Brian introduces us to scores of people we'd readily invite over for a barbecue or meet at our local tavern. Yet with an abundance of what Ray Oldenburg dubbed "the third place," nothing your town might have could compare to what you'd find on any given block almost anywhere in Pittsburgh. After reading the first two thirds of the book, you might wonder why would anyone want to leave?
Well, in the last third Brian explains why thousands have left, many reluctantly. In fact, if I have any complaint about the book, it sets us up for a kind of sucker punch towards at this point. Just when you want to look up Pittsburgh real estate, Brian goes into some interesting detail about the economic and political reality of the place -- the hopeless municipal inefficiencies, the crushing tax burdens, the stifling lack of vision of its leaders. The demise of the steel industry had only a little to do with the city's decline. Plain stupidity did the rest.
Many similarly sized cities, Brian points out, have suffered crippling industrial losses but have managed to rebound. Examples do exist. Pittsburgh has all it needs to stage a similar renaissance, but like Gulliver immobilized by Lilliputians, it remains captive to the suburban political forces that only see it as a threat.

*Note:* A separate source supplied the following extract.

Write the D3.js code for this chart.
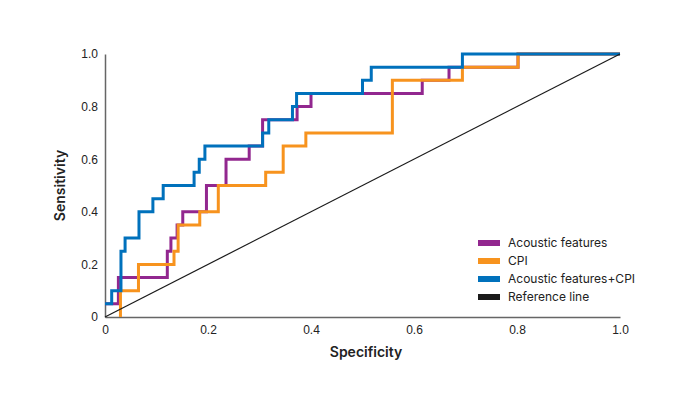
<!DOCTYPE html>
<html>
<head>
<meta charset="utf-8">
<script src="https://cdn.jsdelivr.net/npm/d3@7"></script>
<style>
  body { margin: 0; background: #fff; }
  svg { font-family: Inter, "Noto Sans", sans-serif; }
  .axis path { stroke: #666; stroke-width: 1.5; }
  .axis text { font-size: 12px; fill: #222; }
</style>
</head>
<body>
<div id="chart"></div>
<script>
// ROC corner points: [1 - specificity, sensitivity], step drawn horizontal then vertical
const acoustic = [[0, 0.05], [0.026, 0.15], [0.121, 0.25], [0.128, 0.3], [0.14, 0.35], [0.151, 0.4], [0.197, 0.5],
    [0.235, 0.6], [0.28, 0.65], [0.306, 0.75], [0.373, 0.8], [0.4, 0.85], [0.616, 0.9], [0.668, 0.95], [0.802, 1.0], [1.0, 1.0]]
const cpi = [[0.03, 0], [0.03, 0.1], [0.065, 0.2], [0.134, 0.25], [0.142, 0.35], [0.184, 0.4], [0.22, 0.5],
    [0.312, 0.55], [0.346, 0.65], [0.39, 0.7], [0.558, 0.9], [0.694, 0.95], [0.802, 1.0], [1.0, 1.0]]
const combined = [[0, 0.05], [0.013, 0.1], [0.031, 0.25], [0.039, 0.3], [0.066, 0.4], [0.093, 0.45], [0.113, 0.5],
    [0.173, 0.55], [0.183, 0.6], [0.194, 0.65], [0.306, 0.7], [0.318, 0.75], [0.364, 0.8], [0.372, 0.85],
    [0.5, 0.9], [0.517, 0.95], [0.694, 1.0], [1.0, 1.0]]
const reference = [[0, 0], [1, 1]]

const ticks = [0, 0.2, 0.4, 0.6, 0.8, 1.0]
const seriesNames = ["Acoustic features", "CPI", "Acoustic features+CPI", "Reference line"]
const seriesColors = ["#92278f", "#f7931e", "#0071bc", "#1a1a1a"]

const width = 689
const height = 410
const mLeft = 105, mRight = 620, mTop = 54, mBottom = 317

const svg = d3.select("#chart").append("svg").attr("width", width).attr("height", height)

const x = d3.scaleLinear().domain([0, 1]).range([mLeft, mRight])
const y = d3.scaleLinear().domain([0, 1]).range([mBottom, mTop])
const fmt = d => d === 0 ? "0" : d3.format(".1f")(d)

svg.append("g").attr("class", "axis").attr("transform", `translate(0,${mBottom})`)
    .call(d3.axisBottom(x).tickValues(ticks).tickSize(0).tickPadding(8).tickFormat(fmt))
svg.append("g").attr("class", "axis").attr("transform", `translate(${mLeft},0)`)
    .call(d3.axisLeft(y).tickValues(ticks).tickSize(0).tickPadding(7).tickFormat(fmt))

svg.append("text").attr("x", 366).attr("y", 357).attr("text-anchor", "middle")
    .style("font-size", "14px").style("font-weight", 600).style("fill", "#222").text("Specificity")
svg.append("text").attr("transform", `translate(65,${(mTop + mBottom) / 2}) rotate(-90)`).attr("text-anchor", "middle")
    .style("font-size", "14px").style("font-weight", 600).style("fill", "#222").text("Sensitivity")

const step = d3.line().x(d => x(d[0])).y(d => y(d[1])).curve(d3.curveStepAfter)

;[acoustic, cpi, combined].forEach((s, i) => {
    svg.append("path").datum(s).attr("d", step).attr("fill", "none")
        .attr("stroke", seriesColors[i]).attr("stroke-width", 3)
})
svg.append("path").datum(reference).attr("d", d3.line().x(d => x(d[0])).y(d => y(d[1])))
    .attr("fill", "none").attr("stroke", seriesColors[3]).attr("stroke-width", 1.2)

// legend
const legend = svg.append("g").attr("transform", "translate(478,243)")
seriesNames.forEach((name, i) => {
    legend.append("rect").attr("x", 0).attr("y", i * 18 - 3).attr("width", 22).attr("height", 6).attr("fill", seriesColors[i])
    legend.append("text").attr("x", 30).attr("y", i * 18).attr("dy", "0.35em")
        .style("font-size", "12px").style("fill", "#222").text(name)
})
</script>
</body>
</html>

Still, Brian strikes an optimistic tone. I've yet to read a better case for the benefits of urban living. Pittsburgh, despite its struggles, exemplies the potential of community and preservation. If it can cling to those assets that appeal the growing numbers of people rediscovering such places, be they immigrants, people who seek alternatives to suburbia, or those fleeing high gas prices, it may indeed serve as a shining example of America's more civilized and sustainable future.